A quantum reactive dynamics, six-degrees-of-freedom, time-dependent wavepacket propagation method is applied to study the Cl + CH4 → HCl + CH3 reaction on the newly published potential energy surface by Czakó and Bowman [Science, 2011, 334, 343; J. Chem. Phys., 2012, 136, 044307]. We confirm not only the experimental speculation of the reactive resonance by observing a prominent resonance peak on the ground state reaction probability, but also the experimental and quasi-classical trajectory finding that at lower total scattering energy the translational energy drives the reactivity more than the vibrational energy for this late barrier reaction.

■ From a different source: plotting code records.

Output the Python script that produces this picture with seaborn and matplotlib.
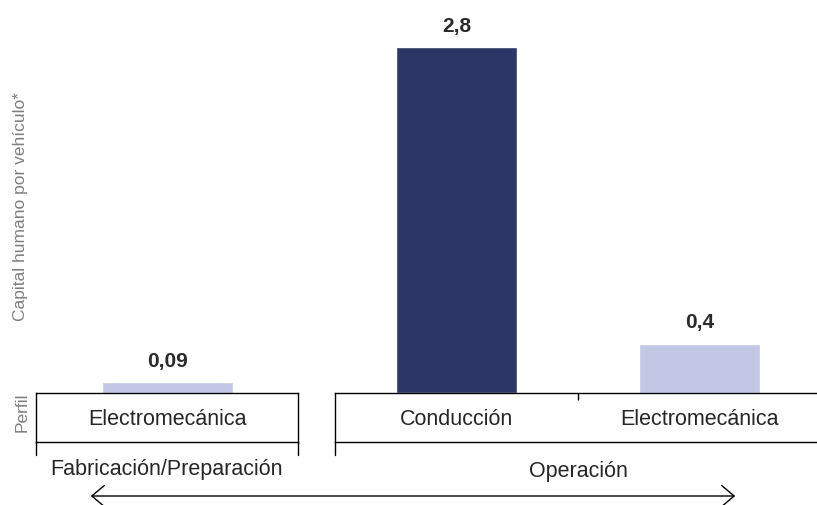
import matplotlib
matplotlib.use("Agg")
import matplotlib.pyplot as plt
import seaborn as sns

# datos
fab_perfiles = ["Electromecánica"]
fab_valores = [0.09]
op_perfiles = ["Conducción", "Electromecánica "]
op_valores = [2.8, 0.4]
etapas = ["Fabricación/Preparación", "Operación"]
ylabel = "Capital humano por vehículo*"

sns.set_theme(style="white")
plt.rcParams["font.family"] = ["Liberation Sans", "DejaVu Sans"]

W, H = 817, 505
fig = plt.figure(figsize=(W / 100, H / 100), dpi=100)

oscuro = "#2d3767"
claro = "#c1c7e5"


def fx(px):
    return px / W


def fy(py):
    return 1 - py / H


def grupo(x0, x1, perfiles, valores, colores, extremos):
    ax = fig.add_axes([fx(x0), fy(393), fx(x1 - x0), 393 / H])
    sns.barplot(x=perfiles, y=valores, hue=perfiles, palette=colores,
                width=0.5, legend=False, ax=ax, saturation=1)
    ax.set_xlim(-0.5, len(perfiles) - 0.5)
    ax.set_ylim(0, 3.18)
    for c in ax.containers:
        ax.bar_label(c, labels=[f"{v:g}".replace(".", ",") for v in c.datavalues],
                     padding=8, fontsize=15, fontweight="bold", color="#2a2a2a")
    ax.axis("off")

    # caja de perfiles
    bx = fig.add_axes([fx(x0), fy(442), fx(x1 - x0), 49 / H], sharex=ax)
    bx.set_ylim(0, 1)
    for s in bx.spines.values():
        s.set_color("black")
        s.set_linewidth(1.0)
    bx.set_yticks([])
    bx.set_xticks([i + 0.5 for i in range(len(perfiles) - 1)])
    bx.tick_params(axis="x", direction="in", length=5, width=1.0, color="black",
                   bottom=False, top=True, labelbottom=False, labeltop=False)
    bx.set_facecolor("white")
    for i, p in enumerate(perfiles):
        bx.text(i, 0.46, p.strip(), ha="center", va="center", fontsize=15.5, color="#262626")
    for e in extremos:
        bx.axvline(e, ymin=-13 / 49, ymax=0, color="black", lw=1.0, clip_on=False)
    return ax, bx


grupo(36, 298, fab_perfiles, fab_valores, [claro], [-0.5, 0.5])
grupo(335, 821, op_perfiles, op_valores, [oscuro, claro], [-0.5])

fig.text(fx(166), fy(470), etapas[0], ha="center", va="center", fontsize=15.5, color="#262626")
fig.text(fx(578), fy(472), etapas[1], ha="center", va="center", fontsize=15.5, color="#262626")

fig.text(fx(21), fy(207), ylabel, rotation=90, ha="center", va="center",
         fontsize=12.5, color="#7f7f7f")
fig.text(fx(22), fy(412), "Perfil", rotation=90, ha="center", va="center",
         fontsize=12.5, color="#7f7f7f")

fig.patches.append(matplotlib.patches.FancyArrowPatch(
    (fx(88), fy(496)), (fx(738), fy(496)), transform=fig.transFigure,
    arrowstyle="<->,head_length=0.45,head_width=0.38", mutation_scale=20,
    color="black", lw=1.0))

fig.savefig("out.png", dpi=100)
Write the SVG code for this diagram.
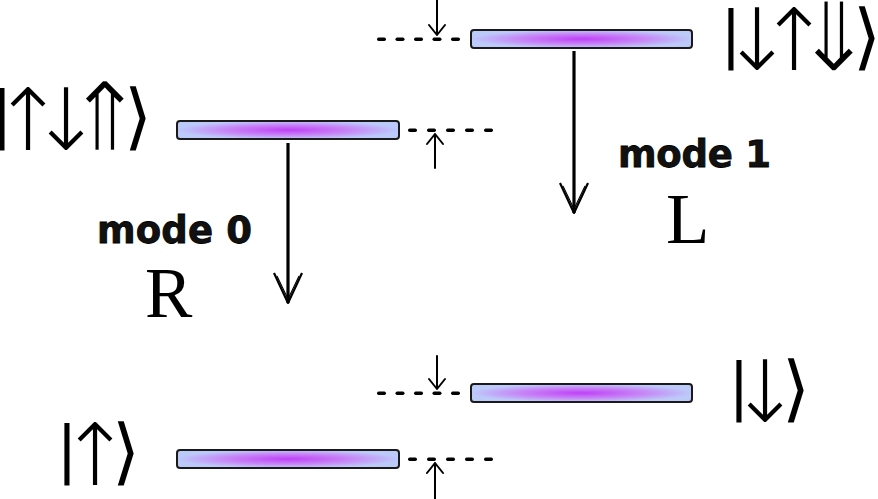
<svg xmlns="http://www.w3.org/2000/svg" width="878" height="499" viewBox="0 0 878 499">
<defs>
<radialGradient id="barGrad" cx="0.5" cy="0.5" r="0.5">
<stop offset="0" stop-color="#c040f8"/>
<stop offset="0.55" stop-color="#c784f6"/>
<stop offset="1" stop-color="#bccafa"/>
</radialGradient>
<marker id="bigHead" viewBox="0 0 32 32" refX="31" refY="16" markerWidth="32" markerHeight="32" markerUnits="userSpaceOnUse" orient="auto">
<path d="M1 2 L31 16 L1 30" fill="none" stroke="#000" stroke-width="2.2" stroke-linejoin="round"/>
<path d="M4 5 L27 16 L4 27" fill="none" stroke="#000" stroke-width="1.1"/>
</marker>
</defs>
<style>
.bar{fill:url(#barGrad);stroke:#1a1a1a;stroke-width:2}
.small{stroke:#000;stroke-width:2;fill:none;stroke-linecap:round;stroke-linejoin:round}
.main{stroke:#000;stroke-width:3.2;fill:none;marker-end:url(#bigHead)}
.ket{font-family:"DejaVu Sans","Liberation Sans",sans-serif;font-size:62px;fill:#000;text-anchor:middle}
.ar{font-size:86px;font-weight:200}
.dar{font-size:97px;stroke:#fff;stroke-width:2.4}
.br{font-size:72px;font-weight:200}
.mode{font-family:"DejaVu Sans","Liberation Sans",sans-serif;font-weight:bold;font-size:37px;fill:#111;stroke:#000;stroke-width:0.8}
.lr{font-family:"Liberation Serif","Times New Roman",serif;font-size:71px;fill:#000}
.dots rect{fill:#000}
</style>
<g id="level-upup">
<rect class="bar" x="177" y="121" width="222" height="18" rx="3"/>
<text class="ket"><tspan x="2" y="135">|</tspan><tspan class="ar" x="28" y="150">↑</tspan><tspan class="ar" x="66" y="150">↓</tspan><tspan class="dar" x="105" y="151">⇑</tspan><tspan class="br" x="138" y="141">⟩</tspan></text>
</g>
<g id="level-dupdn">
<rect class="bar" x="471" y="30" width="221" height="18" rx="3"/>
<text class="ket"><tspan x="731" y="55">|</tspan><tspan class="ar" x="757" y="70">↓</tspan><tspan class="ar" x="794" y="70">↑</tspan><tspan class="dar" x="834" y="71">⇓</tspan><tspan class="br" x="867" y="61">⟩</tspan></text>
</g>
<g id="level-up">
<rect class="bar" x="177" y="450" width="222" height="18" rx="3"/>
<text class="ket"><tspan x="67" y="470">|</tspan><tspan class="ar" x="95" y="485">↑</tspan><tspan class="br" x="126" y="476">⟩</tspan></text>
</g>
<g id="level-down">
<rect class="bar" x="471" y="384" width="221" height="18" rx="3"/>
<text class="ket"><tspan x="739" y="407">|</tspan><tspan class="ar" x="765" y="422">↓</tspan><tspan class="br" x="796" y="413">⟩</tspan></text>
</g>
<g id="label-mode0">
<text class="mode" x="97" y="243" textLength="155">mode 0</text>
<text class="lr" x="145" y="317">R</text>
</g>
<g id="label-mode1">
<text class="mode" x="618" y="167" textLength="153">mode 1</text>
<text class="lr" x="666" y="243">L</text>
</g>
<g id="connectors">
<line class="main" x1="288" y1="143" x2="288" y2="303"/>
<line class="main" x1="574" y1="51" x2="574" y2="213"/>
<g class="dots">
<rect x="377" y="37.5" width="9" height="3.5" rx="1.7"/>
<rect x="395.5" y="37.5" width="9" height="3.5" rx="1.7"/>
<rect x="414" y="37.5" width="9" height="3.5" rx="1.7"/>
<rect x="432.5" y="37.5" width="9" height="3.5" rx="1.7"/>
<rect x="451" y="37.5" width="9" height="3.5" rx="1.7"/>
<rect x="377" y="391.5" width="9" height="3.5" rx="1.7"/>
<rect x="395.5" y="391.5" width="9" height="3.5" rx="1.7"/>
<rect x="414" y="391.5" width="9" height="3.5" rx="1.7"/>
<rect x="432.5" y="391.5" width="9" height="3.5" rx="1.7"/>
<rect x="451" y="391.5" width="9" height="3.5" rx="1.7"/>
<rect x="408" y="128.5" width="9" height="3.5" rx="1.7"/>
<rect x="427" y="128.5" width="9" height="3.5" rx="1.7"/>
<rect x="446" y="128.5" width="9" height="3.5" rx="1.7"/>
<rect x="465" y="128.5" width="9" height="3.5" rx="1.7"/>
<rect x="484" y="128.5" width="9" height="3.5" rx="1.7"/>
<rect x="408" y="457.5" width="9" height="3.5" rx="1.7"/>
<rect x="427" y="457.5" width="9" height="3.5" rx="1.7"/>
<rect x="446" y="457.5" width="9" height="3.5" rx="1.7"/>
<rect x="465" y="457.5" width="9" height="3.5" rx="1.7"/>
<rect x="484" y="457.5" width="9" height="3.5" rx="1.7"/>
</g>
<path class="small" d="M437 0 V35 M429 25 L437 35 L445 25"/>
<path class="small" d="M437 356 V389 M429 379 L437 389 L445 379"/>
<path class="small" d="M435 168 V134 M427 144 L435 134 L443 144"/>
<path class="small" d="M435 499 V463 M427 473 L435 463 L443 473"/>
</g>
</svg>
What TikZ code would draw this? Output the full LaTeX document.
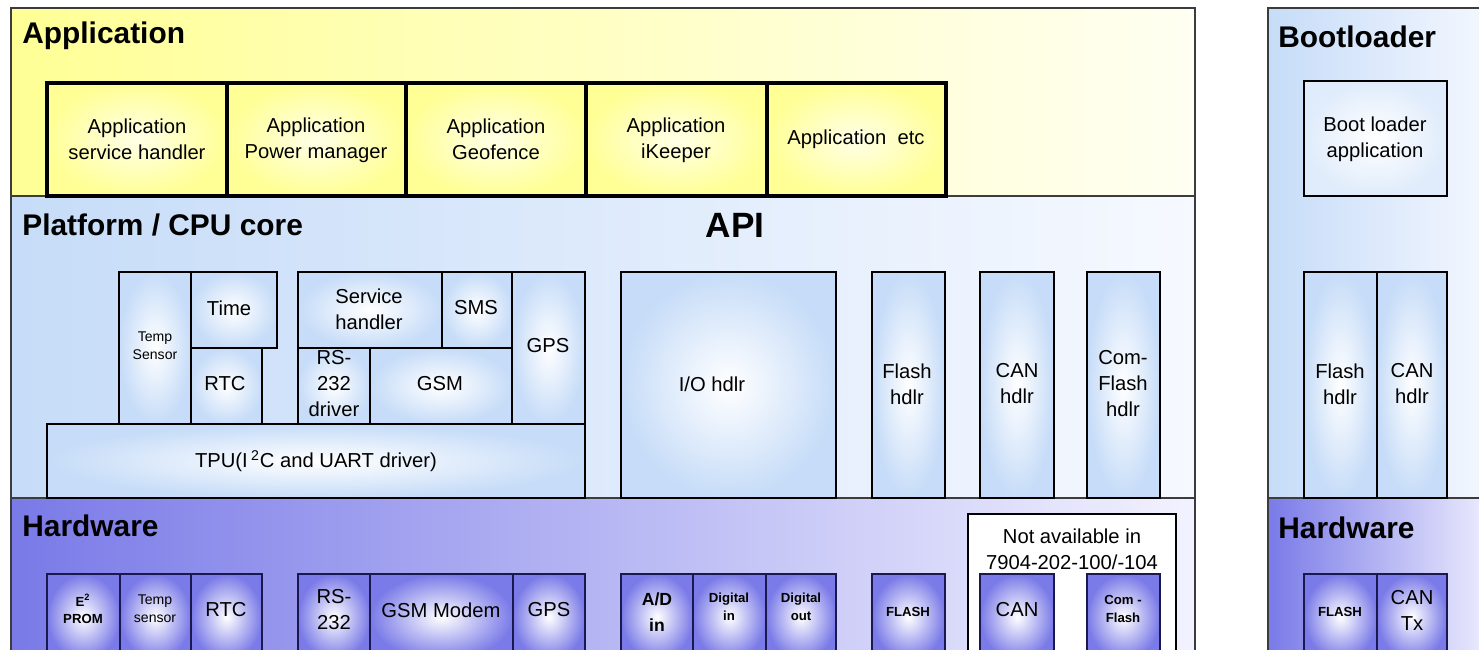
\documentclass[tikz,border=0pt]{standalone}
\usepackage{fontspec}
\setmainfont{Liberation Sans}
\usepackage{tikz}
\usetikzlibrary{positioning}
\definecolor{appyellow}{RGB}{255,255,150}
\definecolor{appfade}{RGB}{255,255,242}
\definecolor{appcore}{RGB}{255,255,232}
\definecolor{cpublue}{RGB}{198,220,248}
\definecolor{cpufade}{RGB}{246,249,255}
\definecolor{hwpurple}{RGB}{122,122,232}
\definecolor{hwfade}{RGB}{242,242,255}
\definecolor{hwnavy}{RGB}{25,25,80}
\definecolor{linegrey}{RGB}{60,60,60}

\begin{document}
\begin{tikzpicture}[x=0.2mm, y=-0.2mm,
    layerline/.style={draw=linegrey, line width=0.8pt},
    appbox/.style={draw=black, line width=2pt, inner color=appcore, outer color=appyellow},
    cpubox/.style={draw=black, line width=0.7pt, inner color=white, outer color=cpublue},
    hwbox/.style={draw=hwnavy, line width=0.7pt, inner color=white, outer color=hwpurple},
    txt/.style={font=\fontsize{11.5}{14.8}\selectfont, align=center, inner sep=0pt},
    tinytxt/.style={font=\fontsize{8}{10}\selectfont, align=center, inner sep=0pt},
    tinybold/.style={font=\fontsize{7.5}{10}\selectfont\bfseries, align=center, inner sep=0pt},
    layertitle/.style={font=\fontsize{17}{20}\selectfont\bfseries, anchor=west, inner sep=0pt}]
    \useasboundingbox (0,0) rectangle (1479,649);
    \clip (0,0) rectangle (1479,649);
    \fill[white] (0,0) rectangle (1479,649);

    % layers
    \shade[left color=appyellow, right color=appfade] (11,8) rectangle (1195,196);
    \shade[left color=cpublue, right color=cpufade] (11,196) rectangle (1195,498);
    \shade[left color=hwpurple, right color=hwfade] (11,498) rectangle (1195,700);
    \shade[left color=cpublue, right color=cpufade] (1268,8) rectangle (1500,498);
    \shade[left color=hwpurple, right color=hwfade] (1268,498) rectangle (1500,700);
    \draw[layerline] (11,8) rectangle (1195,700);
    \draw[layerline] (11,196) -- (1195,196) (11,498) -- (1195,498);
    \draw[layerline] (1268,8) rectangle (1500,700);
    \draw[layerline] (1268,498) -- (1500,498);

    \node[layertitle] (apptitle) at (22,36) {Application};
    \node[layertitle] (cputitle) at (22,225) {Platform / CPU core};
    \node[layertitle] (hwtitle) at (22,526) {Hardware};
    \node[layertitle] (boottitle) at (1278,37) {Bootloader};
    \node[layertitle] (boothwtitle) at (1278,528) {Hardware};
    \node[font=\fontsize{20}{22}\selectfont\bfseries, inner sep=0pt] (api) at (735,225) {API};

    % application layer
    \path[appbox] (47,83) rectangle (227,196);
    \path[appbox] (227,83) rectangle (406,196);
    \path[appbox] (406,83) rectangle (586,196);
    \path[appbox] (586,83) rectangle (767,196);
    \path[appbox] (767,83) rectangle (946,196);
    \node[txt] (appsrv) at (137,139) {Application\\service handler};
    \node[txt] (apppwr) at (316,140) {Application\\Power manager};
    \node[txt] (appgeo) at (496,139) {Application\\Geofence};
    \node[txt] (appkeep) at (676,140) {Application\\iKeeper};
    \node[txt] (appetc) at (856,139) {Application~ etc};

    % platform layer
    \path[cpubox] (119,272) rectangle (191,424);
    \path[cpubox] (191,272) rectangle (277,348);
    \path[cpubox] (191,348) rectangle (262,424);
    \path[cpubox] (298,272) rectangle (442,348);
    \path[cpubox] (442,272) rectangle (512,348);
    \path[cpubox] (512,272) rectangle (585,424);
    \path[cpubox] (298,348) rectangle (370,424);
    \path[cpubox] (370,348) rectangle (512,424);
    \path[cpubox] (47,424) rectangle (585,498);
    \path[cpubox] (621,272) rectangle (836,498);
    \path[cpubox] (872,272) rectangle (945,498);
    \path[cpubox] (980,272) rectangle (1054,498);
    \path[cpubox] (1087,272) rectangle (1160,498);
    \node[tinytxt] (tempsens) at (155,346) {Temp\\Sensor};
    \node[txt] (time) at (229,308) {Time};
    \node[txt] (rtc) at (225,384) {RTC};
    \node[txt] (srvhdl) at (369,309) {Service\\handler};
    \node[txt] (sms) at (476,308) {SMS};
    \node[txt] (gps) at (548,346) {GPS};
    \node[txt] (rsdrv) at (334,384) {RS-\\232\\driver};
    \node[txt] (gsm) at (440,384) {GSM};
    \node[txt] (tpu) at (316,461) {TPU(I\,\textsuperscript{2}C and UART driver)};
    \node[txt] (iohdl) at (712,384) {I/O hdlr};
    \node[txt] (flashhdl) at (907,384) {Flash\\hdlr};
    \node[txt] (canhdl) at (1017,384) {CAN\\hdlr};
    \node[txt] (comhdl) at (1123,384) {Com-\\Flash\\hdlr};

    % hardware layer
    \draw[black, fill=white, line width=0.8pt] (968,514) rectangle (1176,700);
    \node[txt] (notavail) at (1072,549) {Not available in\\7904-202-100/-104};
    \path[hwbox] (47,574) rectangle (120,660);
    \path[hwbox] (120,574) rectangle (191,660);
    \path[hwbox] (191,574) rectangle (262,660);
    \path[hwbox] (298,574) rectangle (370,660);
    \path[hwbox] (370,574) rectangle (513,660);
    \path[hwbox] (513,574) rectangle (585,660);
    \path[hwbox] (621,574) rectangle (693,660);
    \path[hwbox] (693,574) rectangle (766,660);
    \path[hwbox] (766,574) rectangle (836,660);
    \path[hwbox] (872,574) rectangle (945,660);
    \path[hwbox] (980,574) rectangle (1054,660);
    \path[hwbox] (1087,574) rectangle (1160,660);
    \node[tinybold] (eeprom) at (83,609) {E\textsuperscript{2}\\PROM};
    \node[tinytxt] (tempsensor) at (155,609) {Temp\\sensor};
    \node[txt] (rtchw) at (226,610) {RTC};
    \node[txt] (rshw) at (334,610) {RS-\\232};
    \node[txt] (gsmhw) at (441,610) {GSM Modem};
    \node[txt] (gpshw) at (549,610) {GPS};
    \node[font=\fontsize{10}{15}\selectfont\bfseries, align=center, inner sep=0pt] (adin) at (657,612) {A/D\\in};
    \node[tinybold] (digin) at (729,607) {Digital\\in};
    \node[tinybold] (digout) at (801,607) {Digital\\out};
    \node[tinybold] (flashhw) at (908,612) {FLASH};
    \node[txt] (canhw) at (1017,610) {CAN};
    \node[tinybold] (comhw) at (1123,609) {Com -\\Flash};

    % bootloader
    \path[cpubox, inner color=white, outer color=cpublue!55] (1304,81) rectangle (1447,196);
    \node[txt] (bootapp) at (1375,139) {Boot loader\\application};
    \path[cpubox] (1304,272) rectangle (1377,498);
    \path[cpubox] (1377,272) rectangle (1447,498);
    \node[txt] (bootflash) at (1340,384) {Flash\\hdlr};
    \node[txt] (bootcan) at (1412,384) {CAN\\hdlr};
    \path[hwbox] (1304,574) rectangle (1377,660);
    \path[hwbox] (1377,574) rectangle (1447,660);
    \node[tinybold] (bootflashhw) at (1340,612) {FLASH};
    \node[txt] (bootcantx) at (1412,610) {CAN\\Tx};
\end{tikzpicture}
\end{document}
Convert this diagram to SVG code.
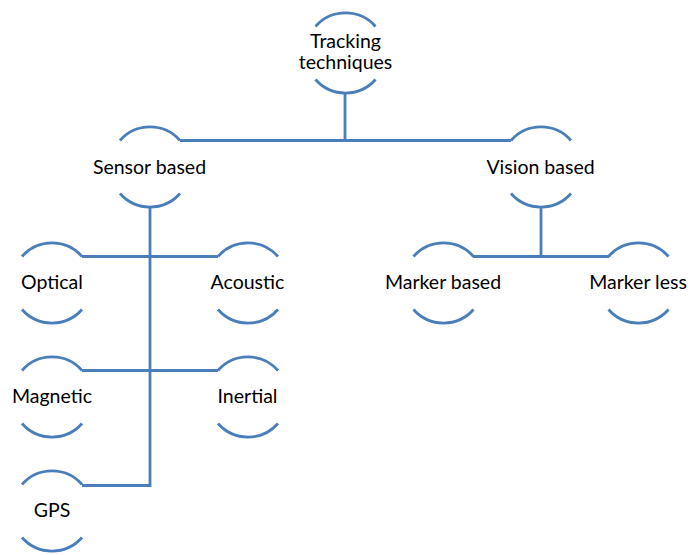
<svg xmlns="http://www.w3.org/2000/svg" xmlns:xlink="http://www.w3.org/1999/xlink" width="691" height="555" viewBox="0 0 691 555">
  <style>
    .ring { fill: none; stroke: #4a7ebb; stroke-width: 2.8; }
    .link { fill: none; stroke: #4a7ebb; stroke-width: 2.8; }
    .label { font-family: Lato, "Liberation Sans", sans-serif; font-size: 19.5px; fill: #000; text-anchor: middle; }
  </style>
  <defs>
    <!-- open circle: only the top and bottom arcs are stroked -->
    <path id="ring" d="M -30 -26.5 A 40 40 0 0 1 30 -26.5 M -30 26.5 A 40 40 0 0 0 30 26.5"/>
  </defs>
  <rect width="691" height="555" fill="#fff"/>

  <g id="connectors">
    <path class="link" d="M 345 93 V 141 M 180 140.5 H 511"/>
    <path class="link" d="M 150 207 V 485.5 H 82"/>
    <path class="link" d="M 82 256.5 H 218"/>
    <path class="link" d="M 82 370.5 H 218"/>
    <path class="link" d="M 541 207 V 256.5 M 473 256.5 H 609"/>
  </g>

  <g id="tracking">
    <use xlink:href="#ring" class="ring" x="345.5" y="53"/>
    <text class="label" x="345.5" y="47.5">Tracking</text>
    <text class="label" x="345.5" y="68.5">techniques</text>
  </g>
  <g id="sensor">
    <use xlink:href="#ring" class="ring" x="150" y="167"/>
    <text class="label" x="149.5" y="174">Sensor based</text>
  </g>
  <g id="vision">
    <use xlink:href="#ring" class="ring" x="541" y="167"/>
    <text class="label" x="540.5" y="174">Vision based</text>
  </g>
  <g id="optical">
    <use xlink:href="#ring" class="ring" x="52" y="283"/>
    <text class="label" x="52" y="288.5">Optical</text>
  </g>
  <g id="acoustic">
    <use xlink:href="#ring" class="ring" x="248" y="283"/>
    <text class="label" x="247.5" y="288.5">Acoustic</text>
  </g>
  <g id="magnetic">
    <use xlink:href="#ring" class="ring" x="52" y="397"/>
    <text class="label" x="52" y="402.5">Magnetic</text>
  </g>
  <g id="inertial">
    <use xlink:href="#ring" class="ring" x="248" y="397"/>
    <text class="label" x="247.5" y="402.5">Inertial</text>
  </g>
  <g id="gps">
    <use xlink:href="#ring" class="ring" x="52" y="511"/>
    <text class="label" x="52" y="517.3">GPS</text>
  </g>
  <g id="marker-based">
    <use xlink:href="#ring" class="ring" x="443.5" y="283"/>
    <text class="label" x="443" y="288.5">Marker based</text>
  </g>
  <g id="marker-less">
    <use xlink:href="#ring" class="ring" x="638.5" y="283"/>
    <text class="label" x="638" y="288.5">Marker less</text>
  </g>
</svg>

The vibrational motions of CH4 enhance the reactivity, and the C–H stretching motion has the biggest impact on the reactivity. The vibrational energy overall plays a more efficient role in the reactivity than the translational energy except at the lower scattering energy. The energy-shift approximation is employed to obtain an approximate full-dimensional cumulative reaction probability based on the six dimensional calculation. The calculated thermal rate coefficients agree very well with experimental measurements after using experimental vibrational frequencies and zero point energy to correct the reactant vibrational partition function and to convert the energy for the full dimensional cumulative reaction probability.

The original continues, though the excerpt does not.